Is it possible for residents to help support their town's police force through charitable donations without opening the door for preferential treatment and influence over department policy?
The Atherton City Council, in its recent endorsement of a new nonprofit foundation's plan to raise money for police department programs, appears to believe it is possible, and feasible.
At its June 20 meeting, the council unanimously approved procedures by which the Atherton Police Foundation can donate funds to the police department to support projects and activities and to buy equipment.
The foundation was established last year by residents concerned with diminishing town revenue that has forced spending cutbacks in the town and prompted talk of outsourcing police services.
Foundation board members include former mayor Didi Fisher, former police chief Glenn Nielsen, Herb Lechner, Betsy Glickbarg, Sandy Levison, and Brendan Cullen.
The donations will be based on needs identified by the police department, according to a staff report. The department will create a wish list for services, equipment and materials that are not funded in the town's budget "or cannot be purchased in a timely manner," the report said.
The foundation will forward to the town any donation it decides to make; the town will record it and deposit it in a special account. Donated equipment and materials "will be reviewed on a continuous basis for any sign of misuse, damage and confirmation that equipment is intact and in good working order," according to the approved procedures.
The council must approve donations exceeding $15,000 in value, as well as weapons, vehicles, technology, and items requiring ongoing maintenance.
All purchases made with donated funds will have to conform to the town's new purchasing policies, which include seeking out three price quotes.
Although some residents have voiced concern that donations to the police department could lead to preferential treatment of the donors and other ethical breaches, Mayor Bill Widmer said the town has put safeguards in place that include strict procurement and auditing procedures.
During the June 20 meeting, the mayor also asked for, and received, Police Chief Ed Flint's commitment to provide the council with items on the department's wish list.

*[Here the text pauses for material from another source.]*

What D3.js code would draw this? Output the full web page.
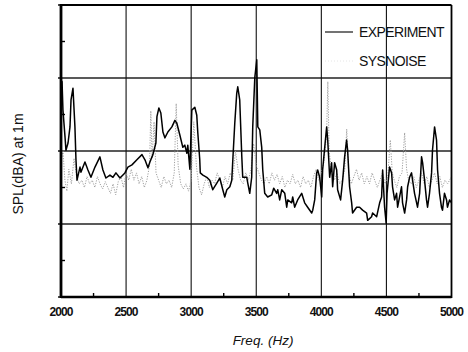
<!DOCTYPE html>
<html>
<head>
<meta charset="utf-8">
<script src="https://cdn.jsdelivr.net/npm/d3@7"></script>
<style>
  html, body { margin: 0; padding: 0; background: #fff; }
  svg { display: block; }
  text { font-family: "Liberation Sans", Arial, sans-serif; fill: #111; }
</style>
</head>
<body>
<div id="chart"></div>
<script>
// frequency ticks (Hz)
const xTicks = [2000, 2500, 3000, 3500, 4000, 4500, 5000];
const xMinorTicks = [2250, 2750, 3250, 3750, 4250, 4750];
// SPL levels (dBA) - the original has no labels on this axis
const yTicks = [20, 30, 40, 50, 60];
const yMinorTicks = [25, 35, 45, 55];

const seriesNames = ['EXPERIMENT', 'SYSNOISE'];

// measured spectrum [freq, dBA]
const experiment = [
  [2000, 49.7], [2008, 49.5], [2015, 45.6], [2031, 41.9], [2038, 40.1], [2054, 41.1],
  [2069, 43.3], [2077, 47.0], [2092, 48.6], [2107, 43.3], [2115, 38.8], [2123, 36.0],
  [2146, 37.8], [2153, 37.1], [2184, 38.5], [2207, 37.4], [2230, 36.4], [2261, 37.8],
  [2299, 39.2], [2322, 37.4], [2345, 36.3], [2376, 36.7], [2399, 36.4], [2422, 37.0],
  [2453, 36.3], [2491, 37.0], [2514, 37.8], [2545, 38.1], [2583, 38.8], [2622, 39.5],
  [2645, 38.8], [2668, 37.7], [2683, 38.5], [2706, 39.5], [2729, 41.1], [2737, 44.7],
  [2752, 45.9], [2767, 45.2], [2783, 42.6], [2798, 41.8], [2821, 42.6], [2852, 43.3],
  [2875, 44.2], [2890, 43.8], [2913, 42.2], [2936, 40.5], [2951, 40.8], [2967, 39.7],
  [2974, 40.8], [2990, 37.5], [3005, 45.6], [3028, 46.0], [3043, 44.9], [3051, 42.5],
  [3066, 38.8], [3070, 37.0], [3090, 36.7], [3120, 36.4], [3143, 36.0], [3166, 34.7],
  [3197, 35.6], [3220, 36.3], [3243, 34.7], [3258, 33.7], [3274, 34.7], [3297, 35.1],
  [3312, 36.0], [3320, 38.8], [3335, 43.8], [3350, 47.9], [3358, 48.8], [3373, 47.0],
  [3389, 39.2], [3396, 36.4], [3427, 36.4], [3435, 35.6], [3450, 34.2], [3465, 36.4],
  [3473, 43.3], [3489, 50.1], [3504, 52.5], [3512, 43.3], [3527, 42.9], [3542, 40.5],
  [3550, 37.4], [3565, 34.2], [3588, 33.7], [3619, 34.0], [3634, 34.9], [3657, 34.2],
  [3665, 34.7], [3680, 33.3], [3696, 34.7], [3719, 34.2], [3734, 32.3], [3742, 33.3],
  [3772, 32.9], [3780, 33.7], [3795, 32.3], [3818, 33.3], [3849, 34.2], [3872, 32.9],
  [3895, 32.3], [3926, 31.5], [3934, 31.9], [3949, 33.3], [3964, 37.0], [3972, 37.4],
  [3987, 36.4], [4003, 33.7], [4010, 37.4], [4026, 40.5], [4041, 43.3], [4049, 41.5],
  [4064, 36.4], [4079, 38.4], [4087, 35.1], [4102, 38.4], [4118, 37.4], [4125, 34.7],
  [4148, 33.3], [4164, 36.0], [4179, 39.2], [4194, 41.5], [4202, 40.1], [4217, 35.1],
  [4233, 32.9], [4240, 31.5], [4271, 32.3], [4294, 32.3], [4317, 31.9], [4348, 31.5],
  [4356, 30.5], [4386, 31.0], [4394, 31.5], [4425, 31.0], [4448, 32.9], [4463, 33.7],
  [4471, 37.4], [4486, 32.3], [4498, 30.1], [4505, 34.2], [4524, 37.8], [4540, 37.0],
  [4547, 35.1], [4563, 33.3], [4578, 34.2], [4586, 32.3], [4616, 35.1], [4624, 32.9],
  [4640, 31.5], [4655, 33.3], [4663, 35.1], [4678, 36.4], [4693, 37.0], [4701, 36.0],
  [4716, 34.2], [4732, 32.9], [4739, 32.3], [4755, 34.2], [4770, 39.2], [4778, 38.4],
  [4793, 36.0], [4808, 33.3], [4816, 32.3], [4831, 34.2], [4847, 37.0], [4854, 40.1],
  [4870, 43.3], [4885, 41.5], [4893, 37.4], [4908, 34.2], [4923, 32.3], [4931, 31.9],
  [4946, 34.2], [4962, 33.3], [4969, 32.3], [4985, 33.3], [5000, 32.9]
];

// predicted spectrum [freq, dBA]
const sysnoise = [
  [2000, 38.5], [2015, 40.0], [2030, 36.0], [2045, 34.5], [2060, 37.5], [2080, 35.5],
  [2100, 39.0], [2120, 36.5], [2140, 35.5], [2160, 36.0], [2180, 35.0], [2200, 36.5],
  [2220, 35.5], [2240, 36.0], [2260, 35.0], [2280, 36.5], [2300, 35.5], [2320, 34.8],
  [2340, 35.8], [2360, 35.0], [2380, 34.2], [2400, 35.5], [2420, 34.0], [2440, 35.8],
  [2460, 36.5], [2480, 35.0], [2500, 37.0], [2520, 36.0], [2540, 37.5], [2560, 36.0],
  [2580, 37.0], [2600, 35.5], [2620, 36.5], [2640, 35.0], [2660, 36.0], [2680, 38.0],
  [2690, 45.5], [2700, 39.0], [2715, 44.0], [2730, 37.0], [2750, 36.0], [2770, 35.0],
  [2790, 36.5], [2810, 35.5], [2830, 36.0], [2850, 35.0], [2870, 37.0], [2885, 46.5],
  [2900, 38.0], [2920, 35.5], [2940, 34.8], [2960, 35.5], [2980, 34.5], [3000, 36.0],
  [3020, 44.0], [3040, 38.0], [3060, 35.0], [3080, 34.0], [3100, 35.5], [3120, 36.5],
  [3140, 35.0], [3160, 36.0], [3180, 35.5], [3200, 37.0], [3220, 36.0], [3240, 35.0],
  [3260, 36.5], [3280, 35.5], [3300, 37.0], [3320, 36.0], [3340, 40.0], [3360, 37.5],
  [3380, 36.0], [3400, 35.5], [3420, 37.0], [3440, 36.0], [3460, 37.5], [3480, 41.0],
  [3500, 38.0], [3520, 37.0], [3540, 36.0], [3560, 35.5], [3580, 36.5], [3600, 35.5],
  [3620, 37.0], [3640, 36.0], [3660, 36.8], [3680, 35.5], [3700, 36.5], [3720, 35.0],
  [3740, 36.0], [3760, 35.5], [3780, 36.8], [3800, 35.5], [3820, 36.0], [3840, 35.0],
  [3860, 36.5], [3880, 35.5], [3900, 36.0], [3920, 35.0], [3940, 36.5], [3960, 37.5],
  [3980, 36.0], [4000, 37.0], [4020, 38.5], [4040, 42.0], [4050, 49.5], [4060, 40.0],
  [4080, 37.0], [4100, 36.0], [4120, 37.0], [4140, 35.5], [4160, 36.0], [4180, 37.5],
  [4195, 43.0], [4210, 37.0], [4230, 35.5], [4250, 36.5], [4270, 37.5], [4290, 36.0],
  [4310, 37.0], [4330, 35.5], [4350, 36.5], [4370, 35.5], [4390, 37.0], [4410, 36.0],
  [4430, 35.0], [4450, 36.0], [4470, 37.0], [4490, 35.5], [4510, 36.5], [4530, 41.5],
  [4545, 37.0], [4560, 36.0], [4580, 35.0], [4600, 36.5], [4620, 37.0], [4640, 42.5],
  [4655, 37.5], [4670, 36.0], [4690, 35.5], [4710, 36.5], [4730, 35.0], [4750, 36.0],
  [4770, 37.0], [4790, 35.5], [4810, 36.5], [4830, 35.0], [4850, 36.0], [4870, 37.0],
  [4890, 35.5], [4910, 36.5], [4930, 35.0], [4950, 36.0], [4970, 35.5], [5000, 36.5]
];

const width = 468, height = 352;
const margin = {top: 5, right: 16, bottom: 55, left: 61};

const svg = d3.select('#chart')
  .append('svg')
    .attr('width', width)
    .attr('height', height);

const x = d3.scaleLinear()
  .domain([2000, 5000])
  .range([margin.left, width - margin.right - 0.5]);

const y = d3.scaleLinear()
  .domain([20, 60])
  .range([height - margin.bottom, margin.top]);

// grid lines
svg.append('g')
  .attr('stroke', '#222')
  .attr('stroke-width', 1.4)
  .selectAll('line')
  .data(yTicks.slice(1, -1))
  .join('line')
    .attr('x1', x(2000)).attr('x2', x(5000))
    .attr('y1', d => y(d)).attr('y2', d => y(d));

svg.append('g')
  .attr('stroke', '#111')
  .attr('stroke-width', 1.1)
  .selectAll('line')
  .data(xTicks.slice(1, -1))
  .join('line')
    .attr('x1', d => x(d)).attr('x2', d => x(d))
    .attr('y1', y(20)).attr('y2', y(60));

const line = d3.line()
  .x(d => x(d[0]))
  .y(d => y(d[1]));

svg.append('path')
  .datum(sysnoise)
  .attr('fill', 'none')
  .attr('stroke', '#a0a0a0')
  .attr('stroke-width', 1)
  .attr('stroke-dasharray', '1.2,1.4')
  .attr('d', line);

svg.append('path')
  .datum(experiment)
  .attr('fill', 'none')
  .attr('stroke', '#000')
  .attr('stroke-width', 1.5)
  .attr('stroke-linejoin', 'round')
  .attr('d', line);

// frame
const frame = svg.append('g').attr('stroke', '#000').attr('fill', 'none');
frame.append('line')
  .attr('x1', x(2000)).attr('x2', x(2000))
  .attr('y1', y(60) - 1).attr('y2', y(20) + 1)
  .attr('stroke-width', 2.8);
frame.append('line')
  .attr('x1', x(2000)).attr('x2', x(5000))
  .attr('y1', y(20)).attr('y2', y(20))
  .attr('stroke-width', 2.4);
frame.append('line')
  .attr('x1', x(2000)).attr('x2', x(5000))
  .attr('y1', y(60)).attr('y2', y(60))
  .attr('stroke-width', 2.2);
frame.append('line')
  .attr('x1', x(5000)).attr('x2', x(5000))
  .attr('y1', y(60)).attr('y2', y(20) + 1)
  .attr('stroke-width', 1.8);

// minor ticks
frame.append('g')
  .attr('stroke-width', 1.4)
  .selectAll('line')
  .data(xMinorTicks)
  .join('line')
    .attr('x1', d => x(d)).attr('x2', d => x(d))
    .attr('y1', y(20)).attr('y2', y(20) - 4);

frame.append('g')
  .attr('stroke-width', 1.4)
  .selectAll('line')
  .data(yMinorTicks)
  .join('line')
    .attr('x1', x(2000)).attr('x2', x(2000) + 4)
    .attr('y1', d => y(d)).attr('y2', d => y(d));

frame.append('g')
  .attr('stroke-width', 1.4)
  .selectAll('line')
  .data(yTicks)
  .join('line')
    .attr('x1', x(2000) - 3).attr('x2', x(2000))
    .attr('y1', d => y(d)).attr('y2', d => y(d));

// x tick labels
svg.append('g')
  .selectAll('text')
  .data(xTicks)
  .join('text')
    .attr('x', d => x(d))
    .attr('y', y(20) + 19)
    .attr('text-anchor', 'middle')
    .attr('font-size', 12)
    .attr('font-weight', 'bold')
    .attr('letter-spacing', -0.9)
    .text(d => d);

// axis titles
svg.append('text')
  .attr('x', 263)
  .attr('y', 345)
  .attr('text-anchor', 'middle')
  .attr('font-size', 13.5)
  .attr('font-style', 'italic')
  .text('Freq. (Hz)');

svg.append('text')
  .attr('transform', 'translate(23,164) rotate(-90)')
  .attr('text-anchor', 'middle')
  .attr('font-size', 14)
  .text('SPL(dBA) at 1m');

// legend
const legend = svg.append('g');
legend.append('line')
  .attr('x1', 325).attr('x2', 353)
  .attr('y1', 32).attr('y2', 32)
  .attr('stroke', '#000')
  .attr('stroke-width', 1.1);
legend.append('line')
  .attr('x1', 325).attr('x2', 353)
  .attr('y1', 61).attr('y2', 61)
  .attr('stroke', '#e6e6e6')
  .attr('stroke-width', 1)
  .attr('stroke-dasharray', '1,2');
legend.selectAll('text')
  .data(seriesNames)
  .join('text')
    .attr('x', 359)
    .attr('y', (d, i) => 37 + i * 29)
    .attr('font-size', 14)
    .attr('letter-spacing', -0.6)
    .text(d => d);
</script>
</body>
</html>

Policies may not be possible to prevent incidents of preferential treatment, however. "I think you've got to rely on the integrity of the town's employees," Mr. Widmer told the Almanac.
The foundation's funding priorities include education and training, community relations, technology, and equipment, the staff report said. Areas of focus include enhancing law enforcement proficiency and efficiency, increasing officer safety, encouraging community support and understanding, and fostering personnel development and well-being.